**Problem details:**
All of the listing below must be repeated word for word. Pictures are the only thing to omit.

**Collected material:**
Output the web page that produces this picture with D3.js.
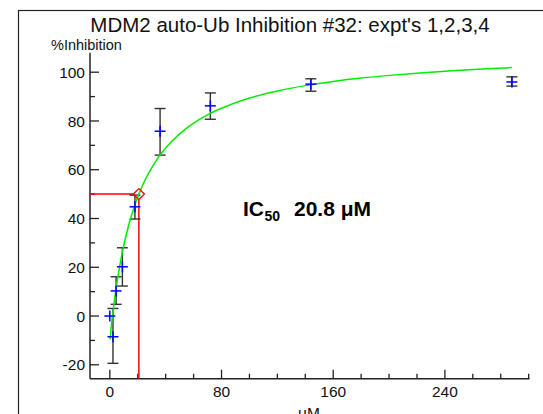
<!DOCTYPE html>
<html>
<head>
<meta charset="utf-8">
<script src="https://cdn.jsdelivr.net/npm/d3@7"></script>
<style>
  html, body { margin: 0; padding: 0; background: #fff; }
  svg { display: block; font-family: "Liberation Sans", Arial, Helvetica, sans-serif; }
</style>
</head>
<body>
<svg id="chart" width="543" height="414"></svg>
<script>
// ---- data ----
const title = "MDM2 auto-Ub Inhibition #32: expt's 1,2,3,4";
const yAxisLabel = "%Inhibition";
const xAxisLabel = "\u03bcM";
const concentration = [0, 2.25, 4.5, 9, 18, 36, 72, 144, 288];
const inhibition = [0, -8.5, 10.3, 20.2, 44.8, 75.8, 86.2, 95.1, 96.0];
const errorTop = [null, 3.1, 16.1, 28.0, 49.6, 85.1, 91.5, 97.3, 98.1];
const errorBottom = [null, -19.4, 4.8, 12.3, 39.8, 66.0, 80.7, 92.2, 94.3];
const fitX = [0.3, 1, 2, 3, 5, 7.5, 10, 12.5, 15, 17.5, 20.8, 25, 30, 35, 40, 50, 60, 70, 80, 100, 120, 140, 160, 180, 200, 220, 245, 270, 288];
const fitY = [-9.6, -4.5, 0.5, 5.1, 13.3, 21.8, 29.0, 35.0, 40.3, 44.8, 50.0, 55.5, 60.8, 65.3, 68.9, 74.7, 79.1, 82.5, 85.2, 89.4, 92.3, 94.5, 96.2, 97.6, 98.7, 99.6, 100.6, 101.4, 101.9];
const ic50 = 20.8;
const ic50Response = 50;
const xTicks = [0, 80, 160, 240];
const xMinorTicks = [-0, 20, 40, 60, 100, 120, 140, 180, 200, 220, 260, 280, 300];
const yTicks = [-20, 0, 20, 40, 60, 80, 100];
const yMinorTicks = [-10, 10, 30, 50, 70, 90];

// ---- layout ----
const svg = d3.select("#chart");
const x = d3.scaleLinear().domain([-14.2, 300.6]).range([90, 529.5]);
const y = d3.scaleLinear().domain([-25.7, 108]).range([378.7, 52.7]);

// outer frame
svg.append("rect").attr("x", 18.5).attr("y", 10.5).attr("width", 600).attr("height", 500)
  .attr("fill", "none").attr("stroke", "#222").attr("stroke-width", 1.2);

// title
svg.append("text").attr("x", 290).attr("y", 32).attr("text-anchor", "middle")
  .attr("font-size", 20.5).attr("fill", "#111").text(title);

// y label
svg.append("text").attr("x", 51).attr("y", 50).attr("font-size", 14.5).attr("fill", "#111").text(yAxisLabel);

// axes
const axisColor = "#222";
const gy = svg.append("g").attr("transform", `translate(${x.range()[0]},0)`);
gy.append("line").attr("x1", 0).attr("x2", 0).attr("y1", y.range()[1]).attr("y2", y.range()[0])
  .attr("stroke", axisColor).attr("stroke-width", 1.5);
gy.selectAll(".major").data(yTicks).join("line")
  .attr("x1", 0).attr("x2", 9).attr("y1", d => y(d)).attr("y2", d => y(d))
  .attr("stroke", axisColor).attr("stroke-width", 1.3);
gy.selectAll(".minor").data(yMinorTicks).join("line")
  .attr("x1", 0).attr("x2", 5).attr("y1", d => y(d)).attr("y2", d => y(d))
  .attr("stroke", axisColor).attr("stroke-width", 1.3);
gy.selectAll("text").data(yTicks).join("text")
  .attr("x", -5).attr("y", d => y(d)).attr("dy", "0.36em").attr("text-anchor", "end")
  .attr("font-size", 15.5).attr("fill", "#111").text(d => d);

const gx = svg.append("g").attr("transform", `translate(0,${y.range()[0]})`);
gx.append("line").attr("x1", x.range()[0]).attr("x2", x.range()[1]).attr("y1", 0).attr("y2", 0)
  .attr("stroke", axisColor).attr("stroke-width", 1.5);
gx.selectAll(".major").data(xTicks).join("line")
  .attr("x1", d => x(d)).attr("x2", d => x(d)).attr("y1", 0).attr("y2", -9)
  .attr("stroke", axisColor).attr("stroke-width", 1.3);
gx.selectAll(".minor").data(xMinorTicks.filter(d => d > 0)).join("line")
  .attr("x1", d => x(d)).attr("x2", d => x(d)).attr("y1", 0).attr("y2", -5)
  .attr("stroke", axisColor).attr("stroke-width", 1.3);
gx.selectAll("text").data(xTicks).join("text")
  .attr("x", d => x(d)).attr("y", 18).attr("text-anchor", "middle")
  .attr("font-size", 15.5).attr("fill", "#111").text(d => d);

// x label
svg.append("text").attr("x", 309).attr("y", 418).attr("text-anchor", "middle")
  .attr("font-size", 15.5).attr("fill", "#111").text(xAxisLabel);

// IC50 guide lines
const cx = x(ic50), cy = y(ic50Response), dsz = 5.5;
svg.append("line").attr("x1", x.range()[0]).attr("x2", cx - dsz).attr("y1", cy).attr("y2", cy)
  .attr("stroke", "#ff0000").attr("stroke-width", 1.5);
svg.append("line").attr("x1", cx).attr("x2", cx).attr("y1", cy + dsz).attr("y2", y.range()[0])
  .attr("stroke", "#ff0000").attr("stroke-width", 1.5);

// error bars
const pts = concentration.map((c, i) => ({c, v: inhibition[i], hi: errorTop[i], lo: errorBottom[i]}));
const eb = svg.append("g").attr("stroke", "#333").attr("stroke-width", 1.4);
pts.filter(d => d.hi !== null).forEach(d => {
  eb.append("line").attr("x1", x(d.c)).attr("x2", x(d.c)).attr("y1", y(d.hi)).attr("y2", y(d.lo));
  eb.append("line").attr("x1", x(d.c) - 5.5).attr("x2", x(d.c) + 5.5).attr("y1", y(d.hi)).attr("y2", y(d.hi));
  eb.append("line").attr("x1", x(d.c) - 5.5).attr("x2", x(d.c) + 5.5).attr("y1", y(d.lo)).attr("y2", y(d.lo));
});

// fitted curve
const fit = fitX.map((v, i) => [v, fitY[i]]);
svg.append("path").datum(fit)
  .attr("d", d3.line().x(d => x(d[0])).y(d => y(d[1])).curve(d3.curveMonotoneX))
  .attr("fill", "none").attr("stroke", "#00ee00").attr("stroke-width", 1.5);

// data crosses
const cr = svg.append("g").attr("stroke", "#0000ff").attr("stroke-width", 1.5);
pts.forEach(d => {
  cr.append("line").attr("x1", x(d.c) - 5.5).attr("x2", x(d.c) + 5.5).attr("y1", y(d.v)).attr("y2", y(d.v));
  cr.append("line").attr("x1", x(d.c)).attr("x2", x(d.c)).attr("y1", y(d.v) - 5.5).attr("y2", y(d.v) + 5.5);
});

// IC50 diamond
svg.append("path")
  .attr("d", `M${cx},${cy - dsz}L${cx + dsz},${cy}L${cx},${cy + dsz}L${cx - dsz},${cy}Z`)
  .attr("fill", "none").attr("stroke", "#ff0000").attr("stroke-width", 1.4);

// IC50 annotation
const ann = svg.append("g").attr("font-weight", "bold").attr("fill", "#000");
ann.append("text").attr("x", 243).attr("y", 216).attr("font-size", 21).text("IC");
ann.append("text").attr("x", 264.5).attr("y", 221).attr("font-size", 14).text("50");
ann.append("text").attr("x", 294).attr("y", 216).attr("font-size", 21).text("20.8 \u03bcM");
</script>
</body>
</html>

**Exercise solution:**
Output the web page that produces this picture with D3.js.
<!DOCTYPE html>
<html>
<head>
<meta charset="utf-8">
<script src="https://cdn.jsdelivr.net/npm/d3@7"></script>
<style>
  html, body { margin: 0; padding: 0; background: #fff; }
  svg { display: block; font-family: "Liberation Sans", Arial, Helvetica, sans-serif; }
</style>
</head>
<body>
<svg id="chart" width="543" height="414"></svg>
<script>
// ---- data ----
const title = "MDM2 auto-Ub Inhibition #32: expt's 1,2,3,4";
const yAxisLabel = "%Inhibition";
const xAxisLabel = "\u03bcM";
const concentration = [0, 2.25, 4.5, 9, 18, 36, 72, 144, 288];
const inhibition = [0, -8.5, 10.3, 20.2, 44.8, 75.8, 86.2, 95.1, 96.0];
const errorTop = [null, 3.1, 16.1, 28.0, 49.6, 85.1, 91.5, 97.3, 98.1];
const errorBottom = [null, -19.4, 4.8, 12.3, 39.8, 66.0, 80.7, 92.2, 94.3];
const fitX = [0.3, 1, 2, 3, 5, 7.5, 10, 12.5, 15, 17.5, 20.8, 25, 30, 35, 40, 50, 60, 70, 80, 100, 120, 140, 160, 180, 200, 220, 245, 270, 288];
const fitY = [-9.6, -4.5, 0.5, 5.1, 13.3, 21.8, 29.0, 35.0, 40.3, 44.8, 50.0, 55.5, 60.8, 65.3, 68.9, 74.7, 79.1, 82.5, 85.2, 89.4, 92.3, 94.5, 96.2, 97.6, 98.7, 99.6, 100.6, 101.4, 101.9];
const ic50 = 20.8;
const ic50Response = 50;
const xTicks = [0, 80, 160, 240];
const xMinorTicks = [-0, 20, 40, 60, 100, 120, 140, 180, 200, 220, 260, 280, 300];
const yTicks = [-20, 0, 20, 40, 60, 80, 100];
const yMinorTicks = [-10, 10, 30, 50, 70, 90];

// ---- layout ----
const svg = d3.select("#chart");
const x = d3.scaleLinear().domain([-14.2, 300.6]).range([90, 529.5]);
const y = d3.scaleLinear().domain([-25.7, 108]).range([378.7, 52.7]);

// outer frame
svg.append("rect").attr("x", 18.5).attr("y", 10.5).attr("width", 600).attr("height", 500)
  .attr("fill", "none").attr("stroke", "#222").attr("stroke-width", 1.2);

// title
svg.append("text").attr("x", 290).attr("y", 32).attr("text-anchor", "middle")
  .attr("font-size", 20.5).attr("fill", "#111").text(title);

// y label
svg.append("text").attr("x", 51).attr("y", 50).attr("font-size", 14.5).attr("fill", "#111").text(yAxisLabel);

// axes
const axisColor = "#222";
const gy = svg.append("g").attr("transform", `translate(${x.range()[0]},0)`);
gy.append("line").attr("x1", 0).attr("x2", 0).attr("y1", y.range()[1]).attr("y2", y.range()[0])
  .attr("stroke", axisColor).attr("stroke-width", 1.5);
gy.selectAll(".major").data(yTicks).join("line")
  .attr("x1", 0).attr("x2", 9).attr("y1", d => y(d)).attr("y2", d => y(d))
  .attr("stroke", axisColor).attr("stroke-width", 1.3);
gy.selectAll(".minor").data(yMinorTicks).join("line")
  .attr("x1", 0).attr("x2", 5).attr("y1", d => y(d)).attr("y2", d => y(d))
  .attr("stroke", axisColor).attr("stroke-width", 1.3);
gy.selectAll("text").data(yTicks).join("text")
  .attr("x", -5).attr("y", d => y(d)).attr("dy", "0.36em").attr("text-anchor", "end")
  .attr("font-size", 15.5).attr("fill", "#111").text(d => d);

const gx = svg.append("g").attr("transform", `translate(0,${y.range()[0]})`);
gx.append("line").attr("x1", x.range()[0]).attr("x2", x.range()[1]).attr("y1", 0).attr("y2", 0)
  .attr("stroke", axisColor).attr("stroke-width", 1.5);
gx.selectAll(".major").data(xTicks).join("line")
  .attr("x1", d => x(d)).attr("x2", d => x(d)).attr("y1", 0).attr("y2", -9)
  .attr("stroke", axisColor).attr("stroke-width", 1.3);
gx.selectAll(".minor").data(xMinorTicks.filter(d => d > 0)).join("line")
  .attr("x1", d => x(d)).attr("x2", d => x(d)).attr("y1", 0).attr("y2", -5)
  .attr("stroke", axisColor).attr("stroke-width", 1.3);
gx.selectAll("text").data(xTicks).join("text")
  .attr("x", d => x(d)).attr("y", 18).attr("text-anchor", "middle")
  .attr("font-size", 15.5).attr("fill", "#111").text(d => d);

// x label
svg.append("text").attr("x", 309).attr("y", 418).attr("text-anchor", "middle")
  .attr("font-size", 15.5).attr("fill", "#111").text(xAxisLabel);

// IC50 guide lines
const cx = x(ic50), cy = y(ic50Response), dsz = 5.5;
svg.append("line").attr("x1", x.range()[0]).attr("x2", cx - dsz).attr("y1", cy).attr("y2", cy)
  .attr("stroke", "#ff0000").attr("stroke-width", 1.5);
svg.append("line").attr("x1", cx).attr("x2", cx).attr("y1", cy + dsz).attr("y2", y.range()[0])
  .attr("stroke", "#ff0000").attr("stroke-width", 1.5);

// error bars
const pts = concentration.map((c, i) => ({c, v: inhibition[i], hi: errorTop[i], lo: errorBottom[i]}));
const eb = svg.append("g").attr("stroke", "#333").attr("stroke-width", 1.4);
pts.filter(d => d.hi !== null).forEach(d => {
  eb.append("line").attr("x1", x(d.c)).attr("x2", x(d.c)).attr("y1", y(d.hi)).attr("y2", y(d.lo));
  eb.append("line").attr("x1", x(d.c) - 5.5).attr("x2", x(d.c) + 5.5).attr("y1", y(d.hi)).attr("y2", y(d.hi));
  eb.append("line").attr("x1", x(d.c) - 5.5).attr("x2", x(d.c) + 5.5).attr("y1", y(d.lo)).attr("y2", y(d.lo));
});

// fitted curve
const fit = fitX.map((v, i) => [v, fitY[i]]);
svg.append("path").datum(fit)
  .attr("d", d3.line().x(d => x(d[0])).y(d => y(d[1])).curve(d3.curveMonotoneX))
  .attr("fill", "none").attr("stroke", "#00ee00").attr("stroke-width", 1.5);

// data crosses
const cr = svg.append("g").attr("stroke", "#0000ff").attr("stroke-width", 1.5);
pts.forEach(d => {
  cr.append("line").attr("x1", x(d.c) - 5.5).attr("x2", x(d.c) + 5.5).attr("y1", y(d.v)).attr("y2", y(d.v));
  cr.append("line").attr("x1", x(d.c)).attr("x2", x(d.c)).attr("y1", y(d.v) - 5.5).attr("y2", y(d.v) + 5.5);
});

// IC50 diamond
svg.append("path")
  .attr("d", `M${cx},${cy - dsz}L${cx + dsz},${cy}L${cx},${cy + dsz}L${cx - dsz},${cy}Z`)
  .attr("fill", "none").attr("stroke", "#ff0000").attr("stroke-width", 1.4);

// IC50 annotation
const ann = svg.append("g").attr("font-weight", "bold").attr("fill", "#000");
ann.append("text").attr("x", 243).attr("y", 216).attr("font-size", 21).text("IC");
ann.append("text").attr("x", 264.5).attr("y", 221).attr("font-size", 14).text("50");
ann.append("text").attr("x", 294).attr("y", 216).attr("font-size", 21).text("20.8 \u03bcM");
</script>
</body>
</html>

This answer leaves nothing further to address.